- Requirements
Determine how many lines hold "file" and give only that number.

- Data to process
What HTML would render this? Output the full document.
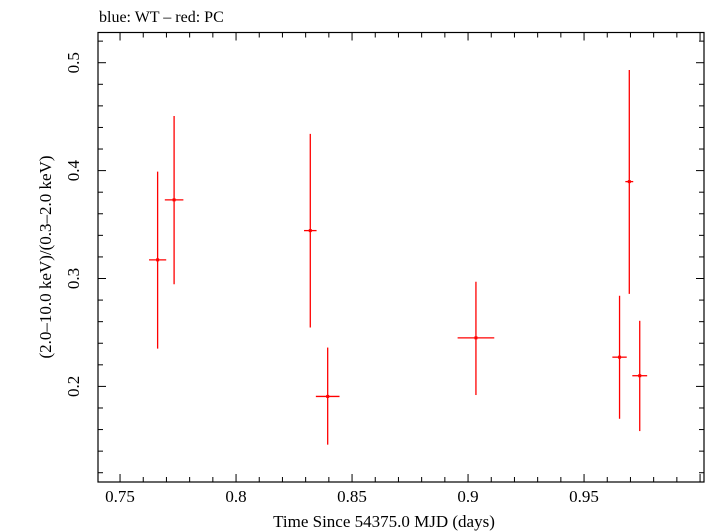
<!DOCTYPE html>
<html><head><meta charset="utf-8"><style>
html,body{margin:0;padding:0;background:#fff;}
svg{display:block;font-family:"Liberation Serif",serif;}
</style></head><body>
<svg id="chart" width="705" height="532">
<text x="99" y="22" font-size="16">blue: WT – red: PC</text>
<rect x="98" y="32.5" width="606" height="449.5" fill="none" stroke="#000" stroke-width="1.2"/>
<g id="ticks"></g>
<g id="marks"></g>
<text x="384" y="527" font-size="17" text-anchor="middle">Time Since 54375.0 MJD (days)</text>
<text transform="translate(51,257) rotate(-90)" font-size="17" text-anchor="middle">(2.0–10.0 keV)/(0.3–2.0 keV)</text>
</svg>
<script>
const times=[0.7662,0.7733,0.8320,0.8395,0.9034,0.9653,0.9695,0.9740];
const timeErr=[0.0037,0.0040,0.0027,0.0051,0.0079,0.0031,0.0017,0.0032];
const ratios=[0.3173,0.3729,0.3444,0.1907,0.245,0.2271,0.3898,0.2099];
const ratioHi=[0.399,0.4506,0.434,0.236,0.297,0.284,0.4932,0.2608];
const ratioLo=[0.235,0.2947,0.2546,0.146,0.192,0.170,0.2858,0.1586];
const xTickLabels=["0.75","0.8","0.85","0.9","0.95"];
const yTickLabels=["0.2","0.3","0.4","0.5"];
const NS="http://www.w3.org/2000/svg";
const L=98,R=704,T=32.5,B=482;
const X0=0.7405,X1=1.0017,Y0=0.1114,Y1=0.528;
function sx(v){return L+(v-X0)/(X1-X0)*(R-L);}
function sy(v){return B-(v-Y0)/(Y1-Y0)*(B-T);}
function mk(tag,attrs,parent){const e=document.createElementNS(NS,tag);for(const k in attrs)e.setAttribute(k,attrs[k]);parent.appendChild(e);return e;}
const tg=document.getElementById('ticks');
for(let i=75;i<=100;i++){const v=i/100;const x=sx(v);if(x>R)break;const major=i%5===0;const len=major?8:5;
 const t1=mk('line',{x1:x,x2:x,y1:B,y2:B-len,stroke:'#000','stroke-width':1},tg);
 
 
 const t2=mk('line',{x1:x,x2:x,y1:T,y2:T+len,stroke:'#000','stroke-width':1},tg);
 
 }
xTickLabels.forEach(s=>{const t=mk('text',{x:sx(parseFloat(s)),y:502,'font-size':17,'text-anchor':'middle'},tg);t.textContent=s;
 
 });
for(let i=6;i<=26;i++){const v=i*0.02;const y=sy(v);if(y<T||y>B)continue;const major=i%5===0;const len=major?8:5;
 const t1=mk('line',{x1:L,x2:L+len,y1:y,y2:y,stroke:'#000','stroke-width':1},tg);
 
 
 const t2=mk('line',{x1:R,x2:R-len,y1:y,y2:y,stroke:'#000','stroke-width':1},tg);
 
 }
yTickLabels.forEach(s=>{const y=sy(parseFloat(s));const t=mk('text',{transform:`translate(79,${y}) rotate(-90)`,'font-size':17,'text-anchor':'middle'},tg);t.textContent=s;
 
 });
const mg=document.getElementById('marks');
times.forEach((t,i)=>{const g=mk('g',{},mg);
 
 
 mk('line',{x1:sx(t),x2:sx(t),y1:sy(ratioHi[i]),y2:sy(ratioLo[i]),stroke:'#f00','stroke-width':1.3},g);
 mk('line',{x1:sx(t-timeErr[i]),x2:sx(t+timeErr[i]),y1:sy(ratios[i]),y2:sy(ratios[i]),stroke:'#f00','stroke-width':1.3},g);
 mk('rect',{x:sx(t)-1.5,y:sy(ratios[i])-1.5,width:3,height:3,fill:'#f00'},g);
});
</script>
</body></html>
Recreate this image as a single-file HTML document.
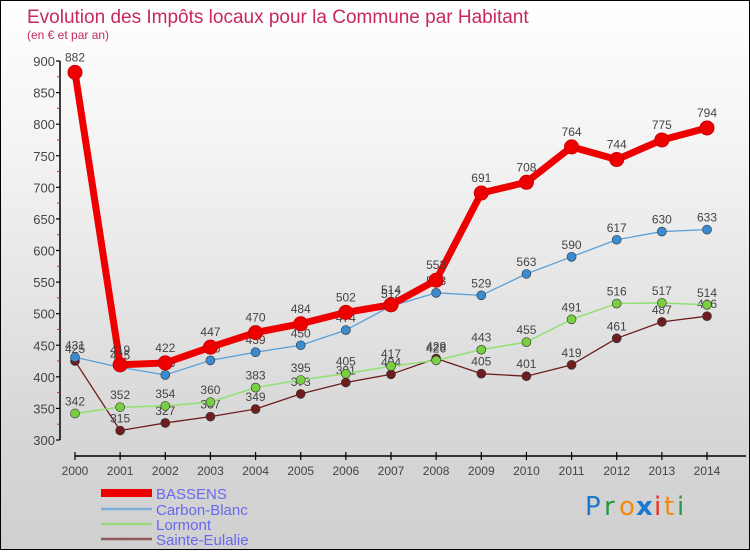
<!DOCTYPE html>
<html><head><meta charset="utf-8"><style>
html,body{margin:0;padding:0}
body{width:750px;height:550px;overflow:hidden;font-family:"Liberation Sans",sans-serif}
#wrap{position:relative;width:748px;height:548px;border:1px solid #000;background:linear-gradient(to bottom,#ffffff 0%,#f2f2f2 30%,#d6d6d6 80%,#d0d0d0 100%)}
</style></head><body>
<div id="wrap">
<svg id="chart" width="748" height="548" xmlns="http://www.w3.org/2000/svg">
<text x="26" y="22" font-size="19" fill="#c8285a">Evolution des Impôts locaux pour la Commune par Habitant</text>
<text x="26" y="38" font-size="12" fill="#c8285a">(en € et par an)</text>
<g id="axes"></g>
<g id="series"></g>
<g id="legend"></g>
<g font-size="26" font-family="'DejaVu Sans',sans-serif">
<text x="584" y="514" fill="#1a78d0">P</text><text x="603" y="514" fill="#2a9a40">r</text><text x="618" y="514" fill="#f08a10">o</text><text x="635" y="514" fill="#1a78d0" font-weight="bold">x</text><text x="653" y="514" fill="#e83020">i</text><text x="663" y="514" fill="#f08a10">t</text><text x="676" y="514" fill="#2a9a40">i</text>
</g>
</svg>
</div>
<script>
const years=[2000,2001,2002,2003,2004,2005,2006,2007,2008,2009,2010,2011,2012,2013,2014];
const yTicks=[300,350,400,450,500,550,600,650,700,750,800,850,900];
const bassens=[882,419,422,447,470,484,502,514,553,691,708,764,744,775,794];
const carbonBlanc=[431,415,403,426,439,450,474,512,533,529,563,590,617,630,633];
const lormont=[342,352,354,360,383,395,405,417,426,443,455,491,516,517,514];
const sainteEulalie=[425,315,327,337,349,373,391,404,429,405,401,419,461,487,496];
const NS="http://www.w3.org/2000/svg";
function X(i){return 74+i*(706-74)/(years.length-1);}
function Y(v){return 439-(v-300)*(439-60)/600;}
function el(tag,attrs,parent){const e=document.createElementNS(NS,tag);for(const k in attrs)e.setAttribute(k,attrs[k]);parent.appendChild(e);return e;}
const axes=document.getElementById('axes');
let a=el('line',{x1:59,y1:Y(900),x2:59,y2:Y(300),stroke:'#000','stroke-width':1.5},axes);


for(let v=325;v<900;v+=50){
  const t=el('line',{x1:56,y1:Y(v),x2:59,y2:Y(v),stroke:'#e02020','stroke-width':1},axes);
  
  
}
yTicks.forEach(v=>{
  const t=el('line',{x1:55,y1:Y(v),x2:59,y2:Y(v),stroke:'#000','stroke-width':1.2},axes);
  
  
  const l=el('text',{x:54,y:Y(v)+5,'font-size':13,'text-anchor':'end',fill:'#444'},axes);
  l.textContent=v;
  
  
});
a=el('line',{x1:X(0),y1:455,x2:745,y2:455,stroke:'#000','stroke-width':1.5},axes);


years.forEach((y,i)=>{
  const t=el('line',{x1:X(i),y1:451,x2:X(i),y2:459,stroke:'#000','stroke-width':1.2},axes);
  
  
  const l=el('text',{x:X(i),y:474,'font-size':12,'text-anchor':'middle',fill:'#444'},axes);
  l.textContent=y;
  
  
});
const seriesG=document.getElementById('series');
const defs=[
 {name:'sainte-eulalie',data:sainteEulalie,color:'#6e1e1e',w:1.3,r:4.5,fill:'#6e1e1e'},
 {name:'lormont',data:lormont,color:'#90e070',w:1.5,r:4.5,fill:'#78d040'},
 {name:'carbon-blanc',data:carbonBlanc,color:'#5aa0d8',w:1.3,r:4.5,fill:'#3a8cd0'},
 {name:'bassens',data:bassens,color:'#ee0000',w:7,r:7,fill:'#ee0000'}
];
defs.forEach(s=>{
  const g=el('g',{},seriesG);
  
  
  const p=el('polyline',{points:s.data.map((v,i)=>X(i)+','+Y(v)).join(' '),fill:'none',stroke:s.color,'stroke-width':s.w,'stroke-linejoin':'round'},g);
  
  
  s.data.forEach((v,i)=>{
    const c=el('circle',{cx:X(i),cy:Y(v),r:s.r,fill:s.fill,stroke:s.name==='bassens'?'#cc0000':'#333','stroke-width':s.name==='bassens'?1:0.6},g);
    
    
    const t=el('text',{x:X(i),y:Y(v)-(s.name==='bassens'?11:8),'font-size':12,'text-anchor':'middle',fill:'#444'},g);
    t.textContent=v;
    
    
  });
});
const leg=document.getElementById('legend');
const legItems=[['BASSENS','#ee0000',8,492],['Carbon-Blanc','#7aaed8',2.5,508],['Lormont','#9ad880',2.5,523],['Sainte-Eulalie','#905858',2.5,538]];
legItems.forEach(it=>{
  const g=el('g',{},leg);
  
  
  el('line',{x1:100,y1:it[3],x2:151,y2:it[3],stroke:it[1],'stroke-width':it[2]},g);
  const t=el('text',{x:155,y:it[3]+6,'font-size':15,fill:'#6868f0'},g);
  t.textContent=it[0];
});
</script>
</body></html>
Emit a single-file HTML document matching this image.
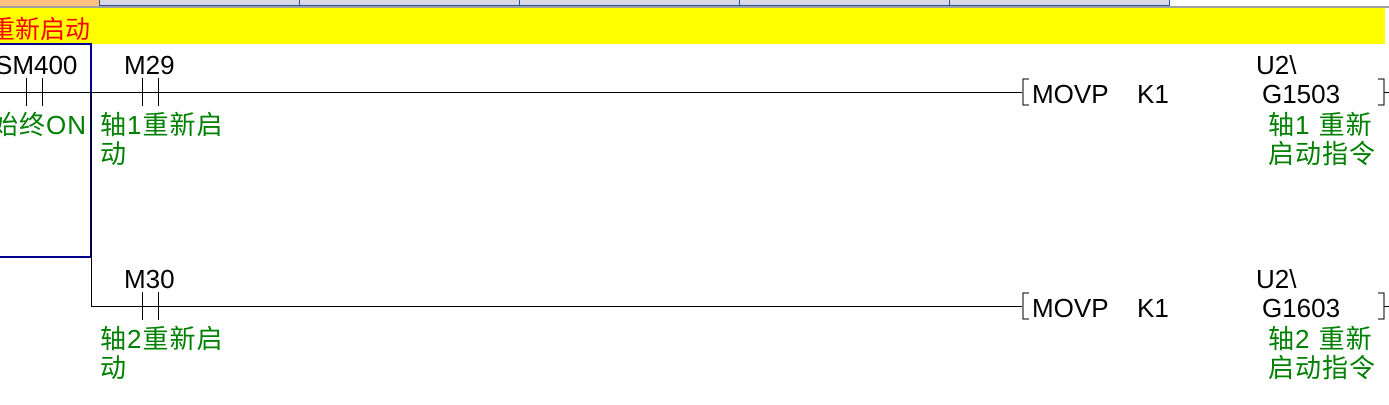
<!DOCTYPE html>
<html><head><meta charset="utf-8"><style>
body{margin:0;width:1389px;height:400px;overflow:hidden;background:#fff}
svg text{font-family:"Liberation Sans","Noto Sans CJK SC",sans-serif}
</style></head><body>
<svg width="1389" height="400" xmlns="http://www.w3.org/2000/svg">
<rect x="0" y="0" width="1389" height="7" fill="#fff"/>
<rect x="0" y="0" width="99" height="6" fill="#ffc080"/>
<rect x="99" y="0" width="1071" height="5" fill="#d8d8e4"/>
<g stroke="#3050a0" stroke-width="1">
<line x1="99.5" y1="0" x2="99.5" y2="5"/><line x1="299.5" y1="0" x2="299.5" y2="5"/><line x1="519.5" y1="0" x2="519.5" y2="5"/><line x1="739.5" y1="0" x2="739.5" y2="5"/><line x1="949.5" y1="0" x2="949.5" y2="5"/><line x1="1169.5" y1="0" x2="1169.5" y2="5"/>
<line x1="99" y1="5.5" x2="1170" y2="5.5"/>
</g>
<rect x="0" y="6" width="1389" height="2" fill="#a0a0a0"/>
<rect x="0" y="8" width="1385" height="36" fill="#ffff00"/>
<text x="-10" y="38" font-size="25" fill="#ff0000">重新启动</text>
<rect x="-2" y="44" width="93" height="213" fill="none" stroke="#000090" stroke-width="2"/>
<g stroke="#000" stroke-width="1" fill="none">
<line x1="0" y1="92.5" x2="1022" y2="92.5"/>
<line x1="26.5" y1="78" x2="26.5" y2="106"/><line x1="42.5" y1="78" x2="42.5" y2="106"/>
<line x1="142.5" y1="78" x2="142.5" y2="106"/><line x1="158.5" y1="78" x2="158.5" y2="106"/>
<line x1="91.5" y1="92" x2="91.5" y2="306"/>
<line x1="91" y1="306.5" x2="1022" y2="306.5"/>
<line x1="142.5" y1="292" x2="142.5" y2="320"/><line x1="158.5" y1="292" x2="158.5" y2="320"/>
<path d="M1029,79 h-6 v26 h6"/><path d="M1378,79 h6 v26 h-6"/>
<path d="M1029,293 h-6 v26 h6"/><path d="M1378,293 h6 v26 h-6"/>
<line x1="1384" y1="92.5" x2="1389" y2="92.5"/><line x1="1384" y1="306.5" x2="1389" y2="306.5"/>
</g>
<g font-size="26" fill="#000">
<text x="-5" y="74">SM400</text><text x="124" y="74">M29</text>
<text x="1032" y="103">MOVP</text><text x="1137" y="103">K1</text>
<text x="1256" y="74">U2\</text><text x="1262" y="103">G1503</text>
<text x="124" y="288">M30</text>
<text x="1032" y="317">MOVP</text><text x="1137" y="317">K1</text>
<text x="1256" y="288">U2\</text><text x="1262" y="317">G1603</text>
</g>
<g font-size="26" fill="#008000" letter-spacing="1">
<text x="-8" y="134">始终ON</text>
<text x="100" y="134">轴1重新启</text><text x="100" y="163">动</text>
<text x="1268" y="134">轴1 重新</text><text x="1268" y="163">启动指令</text>
<text x="100" y="348">轴2重新启</text><text x="100" y="377">动</text>
<text x="1268" y="348">轴2 重新</text><text x="1268" y="377">启动指令</text>
</g>
</svg>
</body></html>
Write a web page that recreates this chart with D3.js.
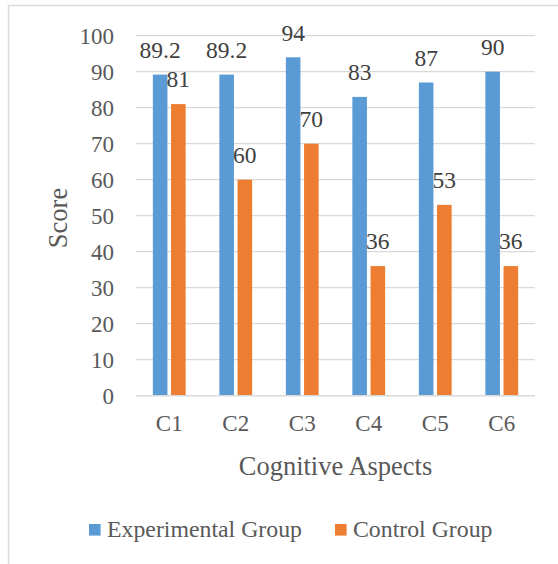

- Written answer
2